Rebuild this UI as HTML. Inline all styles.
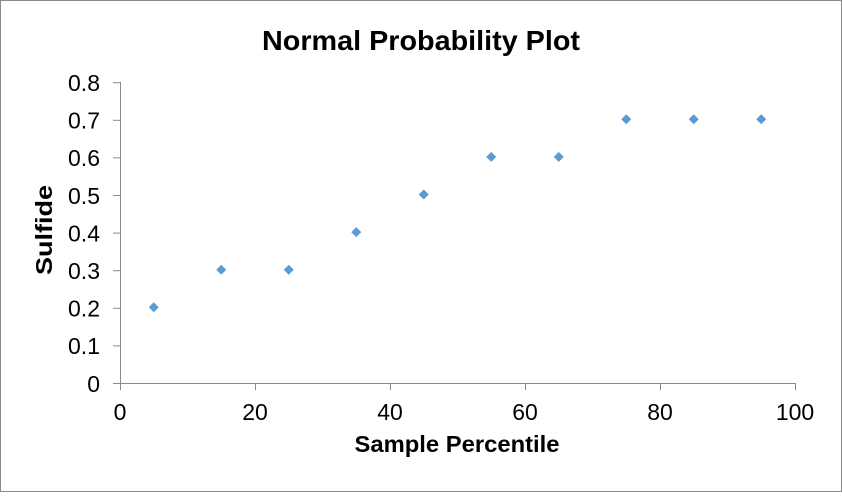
<!DOCTYPE html>
<html><head><style>body{margin:0;background:#fff}</style></head><body>
<svg width="842" height="492" xmlns="http://www.w3.org/2000/svg" font-family="Liberation Sans, Arial, sans-serif">
<rect x="0.5" y="0.5" width="841" height="491" fill="#fff" stroke="#888" stroke-width="1"/>
<text x="421" y="50" text-anchor="middle" font-size="28" font-weight="bold" textLength="318" lengthAdjust="spacingAndGlyphs">Normal Probability Plot</text>
<g stroke="#888" stroke-width="1">
<line x1="120.5" y1="82" x2="120.5" y2="384"/>
<line x1="120" y1="383.5" x2="795" y2="383.5"/>
<line x1="113" y1="82.7" x2="120" y2="82.7"/>
<line x1="113" y1="120.3" x2="120" y2="120.3"/>
<line x1="113" y1="157.9" x2="120" y2="157.9"/>
<line x1="113" y1="195.5" x2="120" y2="195.5"/>
<line x1="113" y1="233.1" x2="120" y2="233.1"/>
<line x1="113" y1="270.7" x2="120" y2="270.7"/>
<line x1="113" y1="308.3" x2="120" y2="308.3"/>
<line x1="113" y1="345.9" x2="120" y2="345.9"/>
<line x1="113" y1="383.5" x2="120" y2="383.5"/>
<line x1="120.5" y1="383" x2="120.5" y2="390"/>
<line x1="255.5" y1="383" x2="255.5" y2="390"/>
<line x1="390.5" y1="383" x2="390.5" y2="390"/>
<line x1="525.5" y1="383" x2="525.5" y2="390"/>
<line x1="660.5" y1="383" x2="660.5" y2="390"/>
<line x1="795.5" y1="383" x2="795.5" y2="390"/>
</g>
<g font-size="23" text-anchor="end">
<text x="100" y="91">0.8</text><text x="100" y="128.6">0.7</text><text x="100" y="166.2">0.6</text>
<text x="100" y="203.8">0.5</text><text x="100" y="241.4">0.4</text><text x="100" y="279">0.3</text>
<text x="100" y="316.6">0.2</text><text x="100" y="354.2">0.1</text><text x="100" y="391.8">0</text>
</g>
<g font-size="23" text-anchor="middle">
<text x="120" y="420">0</text><text x="255" y="420">20</text><text x="390" y="420">40</text>
<text x="525" y="420">60</text><text x="660" y="420">80</text><text x="795" y="420">100</text>
</g>
<text x="457" y="452" text-anchor="middle" font-size="23" font-weight="bold" textLength="205" lengthAdjust="spacingAndGlyphs">Sample Percentile</text>
<text transform="translate(52,230) rotate(-90)" text-anchor="middle" font-size="23" font-weight="bold" textLength="90" lengthAdjust="spacingAndGlyphs">Sulfide</text>
<g fill="#5b9bd5">
<path d="M153.75,302.3 l5,5 l-5,5 l-5,-5z"/>
<path d="M221.25,264.7 l5,5 l-5,5 l-5,-5z"/>
<path d="M288.75,264.7 l5,5 l-5,5 l-5,-5z"/>
<path d="M356.25,227.1 l5,5 l-5,5 l-5,-5z"/>
<path d="M423.75,189.5 l5,5 l-5,5 l-5,-5z"/>
<path d="M491.25,151.9 l5,5 l-5,5 l-5,-5z"/>
<path d="M558.75,151.9 l5,5 l-5,5 l-5,-5z"/>
<path d="M626.25,114.3 l5,5 l-5,5 l-5,-5z"/>
<path d="M693.75,114.3 l5,5 l-5,5 l-5,-5z"/>
<path d="M761.25,114.3 l5,5 l-5,5 l-5,-5z"/>
</g>
</svg>
</body></html>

Short task =>
Copy each line above precisely, dropping the pictures.

Full response =>
Rebuild this UI as HTML. Inline all styles.
<!DOCTYPE html>
<html><head><style>body{margin:0;background:#fff}</style></head><body>
<svg width="842" height="492" xmlns="http://www.w3.org/2000/svg" font-family="Liberation Sans, Arial, sans-serif">
<rect x="0.5" y="0.5" width="841" height="491" fill="#fff" stroke="#888" stroke-width="1"/>
<text x="421" y="50" text-anchor="middle" font-size="28" font-weight="bold" textLength="318" lengthAdjust="spacingAndGlyphs">Normal Probability Plot</text>
<g stroke="#888" stroke-width="1">
<line x1="120.5" y1="82" x2="120.5" y2="384"/>
<line x1="120" y1="383.5" x2="795" y2="383.5"/>
<line x1="113" y1="82.7" x2="120" y2="82.7"/>
<line x1="113" y1="120.3" x2="120" y2="120.3"/>
<line x1="113" y1="157.9" x2="120" y2="157.9"/>
<line x1="113" y1="195.5" x2="120" y2="195.5"/>
<line x1="113" y1="233.1" x2="120" y2="233.1"/>
<line x1="113" y1="270.7" x2="120" y2="270.7"/>
<line x1="113" y1="308.3" x2="120" y2="308.3"/>
<line x1="113" y1="345.9" x2="120" y2="345.9"/>
<line x1="113" y1="383.5" x2="120" y2="383.5"/>
<line x1="120.5" y1="383" x2="120.5" y2="390"/>
<line x1="255.5" y1="383" x2="255.5" y2="390"/>
<line x1="390.5" y1="383" x2="390.5" y2="390"/>
<line x1="525.5" y1="383" x2="525.5" y2="390"/>
<line x1="660.5" y1="383" x2="660.5" y2="390"/>
<line x1="795.5" y1="383" x2="795.5" y2="390"/>
</g>
<g font-size="23" text-anchor="end">
<text x="100" y="91">0.8</text><text x="100" y="128.6">0.7</text><text x="100" y="166.2">0.6</text>
<text x="100" y="203.8">0.5</text><text x="100" y="241.4">0.4</text><text x="100" y="279">0.3</text>
<text x="100" y="316.6">0.2</text><text x="100" y="354.2">0.1</text><text x="100" y="391.8">0</text>
</g>
<g font-size="23" text-anchor="middle">
<text x="120" y="420">0</text><text x="255" y="420">20</text><text x="390" y="420">40</text>
<text x="525" y="420">60</text><text x="660" y="420">80</text><text x="795" y="420">100</text>
</g>
<text x="457" y="452" text-anchor="middle" font-size="23" font-weight="bold" textLength="205" lengthAdjust="spacingAndGlyphs">Sample Percentile</text>
<text transform="translate(52,230) rotate(-90)" text-anchor="middle" font-size="23" font-weight="bold" textLength="90" lengthAdjust="spacingAndGlyphs">Sulfide</text>
<g fill="#5b9bd5">
<path d="M153.75,302.3 l5,5 l-5,5 l-5,-5z"/>
<path d="M221.25,264.7 l5,5 l-5,5 l-5,-5z"/>
<path d="M288.75,264.7 l5,5 l-5,5 l-5,-5z"/>
<path d="M356.25,227.1 l5,5 l-5,5 l-5,-5z"/>
<path d="M423.75,189.5 l5,5 l-5,5 l-5,-5z"/>
<path d="M491.25,151.9 l5,5 l-5,5 l-5,-5z"/>
<path d="M558.75,151.9 l5,5 l-5,5 l-5,-5z"/>
<path d="M626.25,114.3 l5,5 l-5,5 l-5,-5z"/>
<path d="M693.75,114.3 l5,5 l-5,5 l-5,-5z"/>
<path d="M761.25,114.3 l5,5 l-5,5 l-5,-5z"/>
</g>
</svg>
</body></html>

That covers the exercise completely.